-- Start RAW DATA --

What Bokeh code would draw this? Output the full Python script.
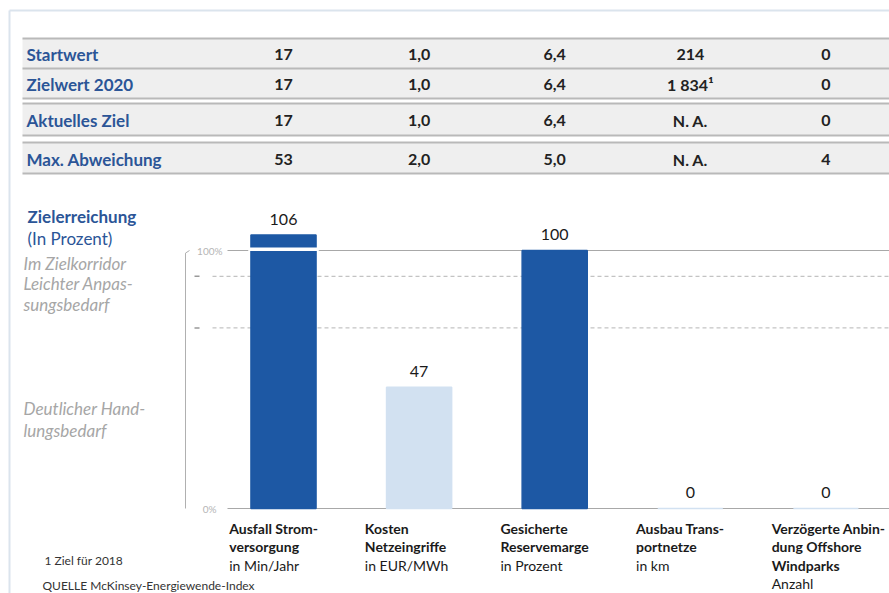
from bokeh.plotting import figure
from bokeh.models import Range1d
from bokeh.embed import file_html
from bokeh.resources import INLINE
from bokeh.core.properties import value

# ---------------- data ----------------
row_labels = ["Startwert", "Zielwert 2020", "Aktuelles Ziel", "Max. Abweichung"]
startwert = ["17", "1,0", "6,4", "214", "0"]
zielwert_2020 = ["17", "1,0", "6,4", "1 834¹", "0"]
aktuelles_ziel = ["17", "1,0", "6,4", "N. A.", "0"]
max_abweichung = ["53", "2,0", "5,0", "N. A.", "4"]

categories = ["Ausfall Strom-\nversorgung", "Kosten\nNetzeingriffe",
              "Gesicherte\nReservemarge", "Ausbau Trans-\nportnetze",
              "Verzögerte Anbin-\ndung Offshore\nWindparks"]
units = ["in Min/Jahr", "in EUR/MWh", "in Prozent", "in km", "Anzahl"]
zielerreichung = [106, 47, 100, 0, 0]          # percent
korridor_grenzen = [90, 70]                    # zone boundaries, percent
axis_ticks = [100, 0]
axis_tick_labels = ["100%", "0%"]
zonen = ["Im Zielkorridor", "Leichter Anpas-\nsungsbedarf", "Deutlicher Hand-\nlungsbedarf"]
titel = ["Zielerreichung", "(In Prozent)"]
fussnote = "1 Ziel für 2018"
quelle = "QUELLE  McKinsey-Energiewende-Index"

# ---------------- layout helpers ----------------
W, H = 889, 593
S = 135.6          # px per category
X0 = 283.0         # px of first category centre
PY0 = 508.0        # px of 0 %
PYK = 2.58         # px per percent


def X(px):
    return (px - X0) / S


def Y(py):
    return (PY0 - py) / PYK


FONT = value("Lato")
BLUE_TXT = "#2b5597"
GREY_TXT = "#a6a6a6"
DARK = "#1d58a4"
LIGHT = "#d2e1f1"

p = figure(width=W, height=H, output_backend="svg", toolbar_location=None,
           x_range=Range1d(X(0), X(W)), y_range=Range1d(Y(H), Y(0)),
           min_border=0, outline_line_color=None, background_fill_color="white")
p.axis.visible = False
p.grid.visible = False

# frame
p.segment(x0=[X(9)], y0=[Y(10)], x1=[X(W)], y1=[Y(10)], line_color="#dbe4ed", line_width=2)
p.segment(x0=[X(9)], y0=[Y(10)], x1=[X(9)], y1=[Y(H)], line_color="#dbe4ed", line_width=2)

# ---------------- table ----------------
band_top = [38, 68, 103, 142]
band_bot = [68, 98, 135, 173]
p.quad(left=X(22), right=X(W), top=[Y(t) for t in band_top], bottom=[Y(b) for b in band_bot],
       fill_color="#efefef", line_color=None)
lines_y = sorted(set(band_top + band_bot))
p.segment(x0=[X(22)] * len(lines_y), x1=[X(W)] * len(lines_y),
          y0=[Y(v) for v in lines_y], y1=[Y(v) for v in lines_y],
          line_color="#b9b9b9", line_width=2)

rows = [startwert, zielwert_2020, aktuelles_ziel, max_abweichung]
for r, (lab, vals) in enumerate(zip(row_labels, rows)):
    yc = Y((band_top[r] + band_bot[r]) / 2 + 1)
    p.text(x=[X(26)], y=[yc], text=[lab], text_font=FONT, text_font_style="bold",
           text_font_size="17px", text_color=BLUE_TXT, text_baseline="middle", text_align="left")
    p.text(x=list(range(len(vals))), y=[yc] * len(vals), text=vals, text_font=FONT,
           text_font_style="bold", text_font_size="16px", text_color="#222222",
           text_baseline="middle", text_align="center")

# ---------------- chart ----------------
xs = list(range(len(zielerreichung)))
colors = [DARK if v >= korridor_grenzen[0] else LIGHT for v in zielerreichung]

# reference lines
p.segment(x0=[X(212)] * 2, x1=[X(W)] * 2, y0=korridor_grenzen, y1=korridor_grenzen,
          line_color="#b5b5b5", line_width=1, line_dash="4 3")
p.segment(x0=[X(227)] * 2, x1=[X(W)] * 2, y0=axis_ticks, y1=axis_ticks,
          line_color="#a8a8a8", line_width=1.2)

# bars
p.vbar(x=xs, top=zielerreichung, bottom=0, width=0.48, fill_color=colors,
       line_color=colors, line_width=1.5)

# axis break on bars over 100 %
over = [x for x, v in zip(xs, zielerreichung) if v > 100]
p.rect(x=over, y=[100.5] * len(over), width=0.52, height=1.3, fill_color="white", line_color=None)

# value labels
p.text(x=xs, y=zielerreichung, text=[str(v) for v in zielerreichung], text_font=FONT,
       text_font_size="16px", text_color="#1a1a1a", text_align="center",
       text_baseline="middle", y_offset=-16)

# custom y axis
p.segment(x0=[X(185)], x1=[X(185)], y0=[min(axis_ticks)], y1=[max(axis_ticks) - 1],
          line_color="#b0b0b0", line_width=1)
p.segment(x0=[X(185)], x1=[X(189)], y0=[max(axis_ticks) - 1], y1=[max(axis_ticks)],
          line_color="#b0b0b0", line_width=1)
p.segment(x0=[X(194)] * 2, x1=[X(199)] * 2, y0=korridor_grenzen, y1=korridor_grenzen,
          line_color="#999999", line_width=1.5)
p.text(x=[X(222), X(216)], y=axis_ticks, text=axis_tick_labels, text_font=FONT,
       text_font_size="10px", text_color="#b5b5b5", text_align="right", text_baseline="middle")

# category labels
for i, (cat, unit) in enumerate(zip(categories, units)):
    parts = cat.split("\n")
    ys = [Y(528 + 18.3 * k) for k in range(len(parts) + 1)]
    p.text(x=[i - 0.4] * len(parts), y=ys[:len(parts)], text=parts, text_font=FONT,
           text_font_style="bold", text_font_size="14px", text_color="#1a1a1a",
           text_baseline="middle", text_align="left")
    p.text(x=[i - 0.4], y=[ys[-1]], text=[unit], text_font=FONT,
           text_font_size="14px", text_color="#1a1a1a",
           text_baseline="middle", text_align="left")

# left titles
p.text(x=[X(27)], y=[Y(216)], text=[titel[0]], text_font=FONT, text_font_style="bold",
       text_font_size="17px", text_color=BLUE_TXT, text_baseline="middle")
p.text(x=[X(27)], y=[Y(238)], text=[titel[1]], text_font=FONT,
       text_font_size="17px", text_color=BLUE_TXT, text_baseline="middle")

zone_py = [[263], [283, 304], [408, 430]]
for z, pys in zip(zonen, zone_py):
    parts = z.split("\n")
    p.text(x=[X(23)] * len(parts), y=[Y(v) for v in pys], text=parts, text_font=FONT,
           text_font_style="italic", text_font_size="17px", text_color=GREY_TXT,
           text_baseline="middle")

# footnotes
p.text(x=[X(44)], y=[Y(560)], text=[fussnote], text_font=FONT, text_font_size="12px",
       text_color="#333333", text_baseline="middle")
p.text(x=[X(42)], y=[Y(585)], text=[quelle], text_font=FONT, text_font_size="12px",
       text_color="#333333", text_baseline="middle")

open("out.html", "w").write(file_html(p, INLINE))
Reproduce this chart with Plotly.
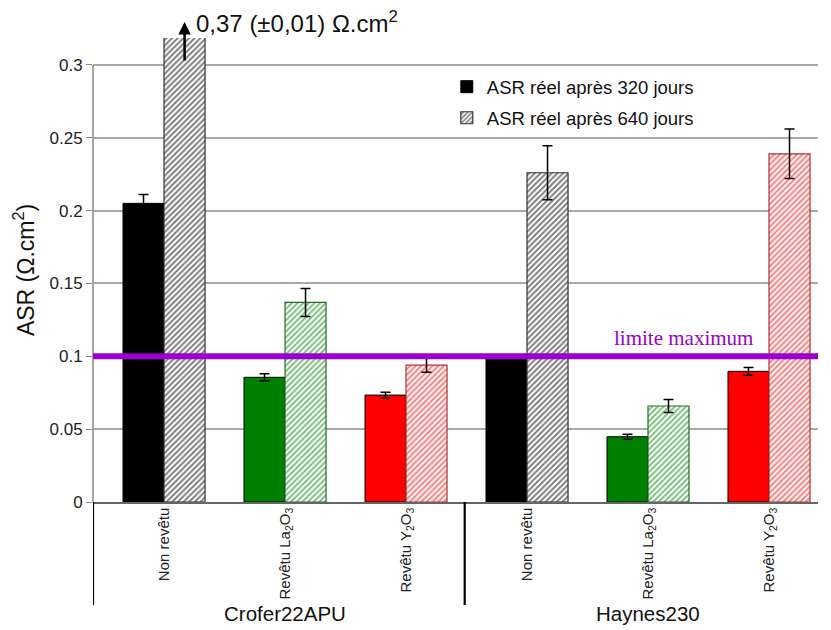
import plotly.graph_objects as go

categories = ["Non revêtu", "Revêtu La<sub>2</sub>O<sub>3</sub>", "Revêtu Y<sub>2</sub>O<sub>3</sub>",
              "Non revêtu", "Revêtu La<sub>2</sub>O<sub>3</sub>", "Revêtu Y<sub>2</sub>O<sub>3</sub>"]
groups = ["Crofer22APU", "Haynes230"]
asr_320 = [0.205, 0.0856, 0.0734, 0.099, 0.0448, 0.0897]
err_320 = [0.006, 0.0024, 0.002, 0.002, 0.0017, 0.0027]
asr_640 = [0.37, 0.137, 0.094, 0.226, 0.0659, 0.239]
err_640 = [0.01, 0.0096, 0.005, 0.0185, 0.0045, 0.017]
bar_colors = ["#000000", "#008000", "#ff0000", "#000000", "#008000", "#ff0000"]
series_names = ["ASR réel après 320 jours", "ASR réel après 640 jours"]
limit_value = 0.1
y_ticks = [0, 0.05, 0.1, 0.15, 0.2, 0.25, 0.3]
y_ticktext = ["0", "0.05", "0.1", "0.15", "0.2", "0.25", "0.3"]

xpos = list(range(len(categories)))
FONT = "Liberation Sans, Arial, sans-serif"

fig = go.Figure()
fig.add_trace(go.Bar(
    x=xpos, y=asr_320, name=series_names[0],
    marker=dict(color=bar_colors, line=dict(color="#000000", width=1)),
    error_y=dict(type="data", array=err_320, color="#000000", thickness=1.5, width=5),
    legendgroup="a",
))
fig.add_trace(go.Bar(
    x=xpos, y=asr_640, name=series_names[1],
    marker=dict(color="white",
                line=dict(color=["#333333", "#2a6a2a", "#b03030", "#333333", "#2a6a2a", "#b03030"], width=1.2),
                pattern=dict(shape="/", fgcolor=bar_colors, bgcolor="white", size=4, solidity=0.5)),
    error_y=dict(type="data", array=err_640, color="#000000", thickness=1.5, width=5),
    legendgroup="b",
))

shapes = []
# y-axis line (0 to 0.3)
shapes.append(dict(type="line", xref="paper", yref="y", x0=0, x1=0, y0=0, y1=0.3,
                   line=dict(color="#888888", width=1.5)))
# separators below axis
for xv in [-0.587, 2.485]:
    shapes.append(dict(type="line", xref="x", yref="paper", x0=xv, x1=xv, y0=0, y1=-0.222,
                       line=dict(color="#000000", width=2.2)))
# limit line
shapes.append(dict(type="line", xref="paper", yref="y", x0=0, x1=1, y0=limit_value, y1=limit_value,
                   line=dict(color="#9a00d0", width=6), layer="above"))

annotations = [
    dict(x=1, y=0, xref="x", yref="paper", yshift=-125, text=groups[0], showarrow=False,
         font=dict(family=FONT, size=20.5, color="#111111")),
    dict(x=4, y=0, xref="x", yref="paper", yshift=-125, text=groups[1], showarrow=False,
         font=dict(family=FONT, size=20.5, color="#111111")),
    dict(x=4.29, y=0.1126, xref="x", yref="y", text="limite maximum", showarrow=False,
         font=dict(family="Liberation Serif, Times New Roman, serif", size=21, color="#9a00c8")),
    dict(x=0.17, y=1.0345, xref="x", yref="paper", text="", showarrow=True, ax=0, ay=40,
         arrowhead=2, arrowsize=1, arrowwidth=2.5, arrowcolor="#000000"),
    dict(x=0.25, y=1.034, xref="x", yref="paper", xanchor="left", yanchor="middle",
         text="0,37 (±0,01) Ω.cm<sup>2</sup>", showarrow=False,
         font=dict(family=FONT, size=24, color="#111111")),
]

fig.update_layout(
    width=823, height=622,
    margin=dict(l=85, r=13, t=30, b=128, autoexpand=False),
    paper_bgcolor="white", plot_bgcolor="white",
    barmode="group", bargap=0.322, bargroupgap=0,
    font=dict(family=FONT, color="#222222"),
    showlegend=True,
    legend=dict(x=0.488, y=0.935, xanchor="left", yanchor="top", bgcolor="rgba(0,0,0,0)",
                font=dict(family=FONT, size=18.5, color="#111111"),
                traceorder="grouped", tracegroupgap=4, itemwidth=30),
    shapes=shapes, annotations=annotations,
)
fig.update_xaxes(range=[-0.587, 5.405], tickmode="array", tickvals=xpos, ticktext=categories,
                 tickangle=-90, tickfont=dict(family=FONT, size=15, color="#222222"),
                 ticklabelstandoff=-2,
                 showline=True, linecolor="#666666", linewidth=1.5, showgrid=False,
                 ticks="", zeroline=False, automargin=False)
fig.update_yaxes(range=[0, 0.3185], tickmode="array", tickvals=y_ticks, ticktext=y_ticktext,
                 tickfont=dict(family=FONT, size=17, color="#222222"),
                 ticks="outside", ticklen=6, tickcolor="#888888",
                 showgrid=True, gridcolor="#a8a8a8", gridwidth=1.5, zeroline=False,
                 showline=False, automargin=False,
                 title=dict(text="ASR (Ω.cm<sup>2</sup>)", font=dict(family=FONT, size=23, color="#111111"),
                            standoff=8))

fig.write_html("out.html")
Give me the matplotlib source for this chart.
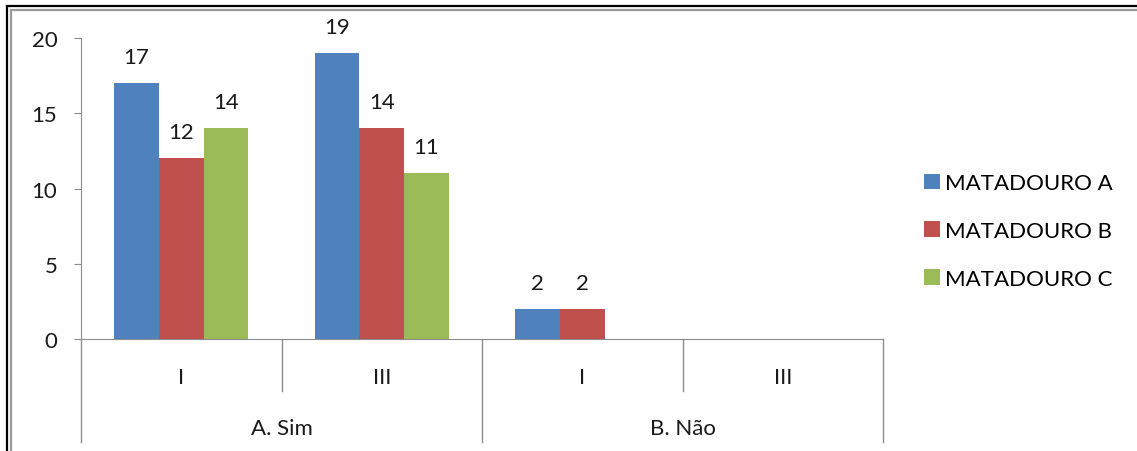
import numpy as np
import matplotlib.pyplot as plt
from matplotlib.lines import Line2D
from matplotlib.transforms import blended_transform_factory

# dados: numero de matadouros por grupo
grupos = ['A. Sim', 'B. Não']
classes = ['I', 'III', 'I', 'III']
series = ['MATADOURO A', 'MATADOURO B', 'MATADOURO C']
mat_a = [17, 19, 2, 0]
mat_b = [12, 14, 2, 0]
mat_c = [14, 11, 0, 0]
cores = ['#4F81BD', '#C0504D', '#9BBB59']

plt.rcParams['font.family'] = ['Lato', 'DejaVu Sans']
fs = 16
W, H = 1137, 452
fig = plt.figure(figsize=(W / 100, H / 100), dpi=100)
ax = fig.add_axes([81 / W, (H - 340) / H, (883 - 81) / W, (340 - 39) / H])

largura = 0.223
inicio = (1 - 3 * largura) / 2
x = np.arange(len(classes))
for j, (valores, cor) in enumerate(zip([mat_a, mat_b, mat_c], cores)):
    pos = x + inicio + largura * (j + 0.5)
    ax.bar(pos, valores, largura, color=cor, label=series[j])
    for p, v in zip(pos, valores):
        if v > 0:
            ax.annotate(str(v), (p, v), xytext=(0, 26), textcoords='offset pixels',
                        ha='center', va='center', fontsize=fs, color='#1a1a1a')

ax.set_xlim(0, len(classes))
ax.set_ylim(0, 20)
ax.set_yticks([0, 5, 10, 15, 20])
ax.set_xticks([])
cinza = '#8c8c8c'
for s in ['top', 'right']:
    ax.spines[s].set_visible(False)
for s in ['left', 'bottom']:
    ax.spines[s].set_color(cinza)
ax.tick_params(axis='y', direction='out', length=5, color=cinza, pad=12,
               labelsize=fs, labelcolor='#1a1a1a')

# eixo de categorias em dois niveis
tr = blended_transform_factory(ax.transData, ax.transAxes)
h_ax = 301.0
for i, c in enumerate(classes):
    ax.text(i + 0.5, -38 / h_ax, c, transform=tr, ha='center', va='center',
            fontsize=fs, color='#1a1a1a')
for i in [1, 3]:
    ax.add_line(Line2D([i, i], [0, -52 / h_ax], transform=tr, color=cinza,
                       lw=1, clip_on=False))
for i in [0, 2, 4]:
    ax.add_line(Line2D([i, i], [0, -103 / h_ax], transform=tr, color=cinza,
                       lw=1, clip_on=False))
for k, g in enumerate(grupos):
    ax.text(2 * k + 1, -89 / h_ax, g, transform=tr, ha='center', va='center',
            fontsize=fs, color='#1a1a1a')

ax.legend(loc='center left', bbox_to_anchor=(924 / W, (H - 232) / H),
          bbox_transform=fig.transFigure, frameon=False, fontsize=fs,
          handlelength=0.7, handleheight=0.7, handletextpad=0.25,
          labelspacing=1.25, borderaxespad=0, borderpad=0)

# moldura dupla
for px, cor, lw in [(7, 'black', 1.6), (10.5, '#999999', 1.6)]:
    fig.add_artist(Line2D([px / W, px / W], [0, 1 - px / H], transform=fig.transFigure,
                          color=cor, lw=lw))
    fig.add_artist(Line2D([px / W, 1.01], [1 - px / H, 1 - px / H], transform=fig.transFigure,
                          color=cor, lw=lw))

fig.savefig('out.png', dpi=100)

-- End RAW DATA --

→ **TASK DIRECTIONS**: All lines above from the one containing "Give me the matplotlib source for this chart." through the one containing "labelsize=fs, labelcolor='#1a1a1a')" are to be quoted exactly, and only those; pictures are left out.

→ **COMPLETE ANSWER**:
Give me the matplotlib source for this chart.
import numpy as np
import matplotlib.pyplot as plt
from matplotlib.lines import Line2D
from matplotlib.transforms import blended_transform_factory

# dados: numero de matadouros por grupo
grupos = ['A. Sim', 'B. Não']
classes = ['I', 'III', 'I', 'III']
series = ['MATADOURO A', 'MATADOURO B', 'MATADOURO C']
mat_a = [17, 19, 2, 0]
mat_b = [12, 14, 2, 0]
mat_c = [14, 11, 0, 0]
cores = ['#4F81BD', '#C0504D', '#9BBB59']

plt.rcParams['font.family'] = ['Lato', 'DejaVu Sans']
fs = 16
W, H = 1137, 452
fig = plt.figure(figsize=(W / 100, H / 100), dpi=100)
ax = fig.add_axes([81 / W, (H - 340) / H, (883 - 81) / W, (340 - 39) / H])

largura = 0.223
inicio = (1 - 3 * largura) / 2
x = np.arange(len(classes))
for j, (valores, cor) in enumerate(zip([mat_a, mat_b, mat_c], cores)):
    pos = x + inicio + largura * (j + 0.5)
    ax.bar(pos, valores, largura, color=cor, label=series[j])
    for p, v in zip(pos, valores):
        if v > 0:
            ax.annotate(str(v), (p, v), xytext=(0, 26), textcoords='offset pixels',
                        ha='center', va='center', fontsize=fs, color='#1a1a1a')

ax.set_xlim(0, len(classes))
ax.set_ylim(0, 20)
ax.set_yticks([0, 5, 10, 15, 20])
ax.set_xticks([])
cinza = '#8c8c8c'
for s in ['top', 'right']:
    ax.spines[s].set_visible(False)
for s in ['left', 'bottom']:
    ax.spines[s].set_color(cinza)
ax.tick_params(axis='y', direction='out', length=5, color=cinza, pad=12,
               labelsize=fs, labelcolor='#1a1a1a')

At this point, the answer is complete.